• PROVIDED DATA:
>>>

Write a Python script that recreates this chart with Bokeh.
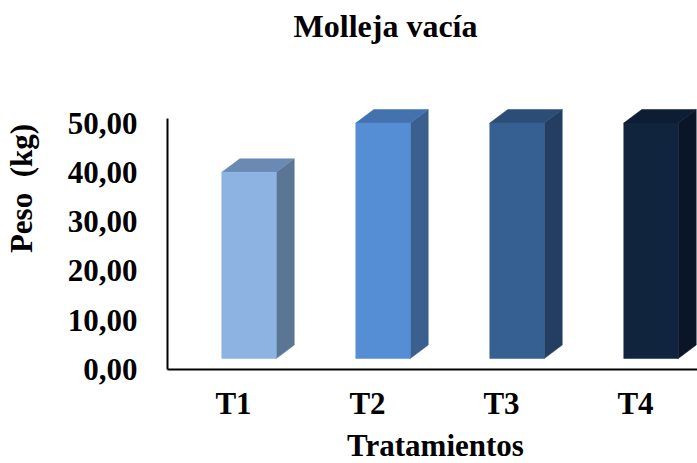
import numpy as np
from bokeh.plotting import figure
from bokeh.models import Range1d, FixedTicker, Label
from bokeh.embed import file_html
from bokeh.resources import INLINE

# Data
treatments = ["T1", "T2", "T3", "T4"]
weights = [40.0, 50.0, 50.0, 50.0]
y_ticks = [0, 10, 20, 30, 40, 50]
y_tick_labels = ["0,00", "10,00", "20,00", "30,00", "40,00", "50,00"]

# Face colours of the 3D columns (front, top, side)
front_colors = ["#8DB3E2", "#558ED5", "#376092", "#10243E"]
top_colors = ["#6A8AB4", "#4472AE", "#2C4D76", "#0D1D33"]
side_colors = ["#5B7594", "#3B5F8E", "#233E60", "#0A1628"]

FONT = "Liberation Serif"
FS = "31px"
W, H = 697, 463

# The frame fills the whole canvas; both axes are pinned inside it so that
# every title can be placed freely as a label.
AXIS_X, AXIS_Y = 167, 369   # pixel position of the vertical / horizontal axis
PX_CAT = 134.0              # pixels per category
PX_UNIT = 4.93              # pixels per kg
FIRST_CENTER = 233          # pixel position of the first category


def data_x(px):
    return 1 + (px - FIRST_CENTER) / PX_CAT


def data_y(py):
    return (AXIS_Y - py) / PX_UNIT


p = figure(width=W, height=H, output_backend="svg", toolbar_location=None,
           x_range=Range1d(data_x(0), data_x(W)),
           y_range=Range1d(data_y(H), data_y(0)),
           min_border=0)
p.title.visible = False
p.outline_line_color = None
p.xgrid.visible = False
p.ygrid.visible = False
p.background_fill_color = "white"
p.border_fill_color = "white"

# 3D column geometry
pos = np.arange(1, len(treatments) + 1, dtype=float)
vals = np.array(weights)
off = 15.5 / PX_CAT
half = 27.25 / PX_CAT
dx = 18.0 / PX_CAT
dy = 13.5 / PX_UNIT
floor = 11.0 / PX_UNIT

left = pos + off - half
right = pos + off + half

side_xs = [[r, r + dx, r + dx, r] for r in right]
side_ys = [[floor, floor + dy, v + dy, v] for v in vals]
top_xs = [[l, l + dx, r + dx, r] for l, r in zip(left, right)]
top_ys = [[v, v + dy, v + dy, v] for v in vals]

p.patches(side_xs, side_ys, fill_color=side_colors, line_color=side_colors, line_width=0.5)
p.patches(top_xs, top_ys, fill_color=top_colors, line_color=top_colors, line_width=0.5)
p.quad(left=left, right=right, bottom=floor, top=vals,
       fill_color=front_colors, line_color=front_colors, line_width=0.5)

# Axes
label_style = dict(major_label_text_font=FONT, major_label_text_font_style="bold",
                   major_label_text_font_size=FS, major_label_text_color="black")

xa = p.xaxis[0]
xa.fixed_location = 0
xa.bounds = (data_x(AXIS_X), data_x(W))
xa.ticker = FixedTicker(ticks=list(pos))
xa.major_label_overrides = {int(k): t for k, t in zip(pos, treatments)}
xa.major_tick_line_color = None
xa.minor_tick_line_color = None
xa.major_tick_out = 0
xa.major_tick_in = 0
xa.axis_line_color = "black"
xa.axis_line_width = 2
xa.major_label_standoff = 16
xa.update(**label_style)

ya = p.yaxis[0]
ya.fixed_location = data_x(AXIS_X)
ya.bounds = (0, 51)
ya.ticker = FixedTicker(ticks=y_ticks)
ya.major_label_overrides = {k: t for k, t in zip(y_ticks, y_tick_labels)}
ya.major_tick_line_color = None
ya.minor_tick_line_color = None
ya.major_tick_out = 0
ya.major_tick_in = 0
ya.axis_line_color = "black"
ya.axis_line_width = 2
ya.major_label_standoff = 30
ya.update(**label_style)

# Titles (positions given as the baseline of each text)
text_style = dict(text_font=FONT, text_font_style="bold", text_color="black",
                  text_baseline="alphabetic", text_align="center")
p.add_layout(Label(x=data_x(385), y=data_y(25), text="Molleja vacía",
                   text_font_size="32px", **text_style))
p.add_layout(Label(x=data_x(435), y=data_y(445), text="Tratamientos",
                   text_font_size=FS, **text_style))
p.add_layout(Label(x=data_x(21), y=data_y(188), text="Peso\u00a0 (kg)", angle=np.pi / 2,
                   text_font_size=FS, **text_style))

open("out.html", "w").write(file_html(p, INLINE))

<<<

• PROBLEM TO WORK ON:
Restate only the lines running from the start of the material above through the line containing "right = pos + off + half", ends included. No pictures.

• SOLUTION BELOW:
Write a Python script that recreates this chart with Bokeh.
import numpy as np
from bokeh.plotting import figure
from bokeh.models import Range1d, FixedTicker, Label
from bokeh.embed import file_html
from bokeh.resources import INLINE

# Data
treatments = ["T1", "T2", "T3", "T4"]
weights = [40.0, 50.0, 50.0, 50.0]
y_ticks = [0, 10, 20, 30, 40, 50]
y_tick_labels = ["0,00", "10,00", "20,00", "30,00", "40,00", "50,00"]

# Face colours of the 3D columns (front, top, side)
front_colors = ["#8DB3E2", "#558ED5", "#376092", "#10243E"]
top_colors = ["#6A8AB4", "#4472AE", "#2C4D76", "#0D1D33"]
side_colors = ["#5B7594", "#3B5F8E", "#233E60", "#0A1628"]

FONT = "Liberation Serif"
FS = "31px"
W, H = 697, 463

# The frame fills the whole canvas; both axes are pinned inside it so that
# every title can be placed freely as a label.
AXIS_X, AXIS_Y = 167, 369   # pixel position of the vertical / horizontal axis
PX_CAT = 134.0              # pixels per category
PX_UNIT = 4.93              # pixels per kg
FIRST_CENTER = 233          # pixel position of the first category


def data_x(px):
    return 1 + (px - FIRST_CENTER) / PX_CAT


def data_y(py):
    return (AXIS_Y - py) / PX_UNIT


p = figure(width=W, height=H, output_backend="svg", toolbar_location=None,
           x_range=Range1d(data_x(0), data_x(W)),
           y_range=Range1d(data_y(H), data_y(0)),
           min_border=0)
p.title.visible = False
p.outline_line_color = None
p.xgrid.visible = False
p.ygrid.visible = False
p.background_fill_color = "white"
p.border_fill_color = "white"

# 3D column geometry
pos = np.arange(1, len(treatments) + 1, dtype=float)
vals = np.array(weights)
off = 15.5 / PX_CAT
half = 27.25 / PX_CAT
dx = 18.0 / PX_CAT
dy = 13.5 / PX_UNIT
floor = 11.0 / PX_UNIT

left = pos + off - half
right = pos + off + half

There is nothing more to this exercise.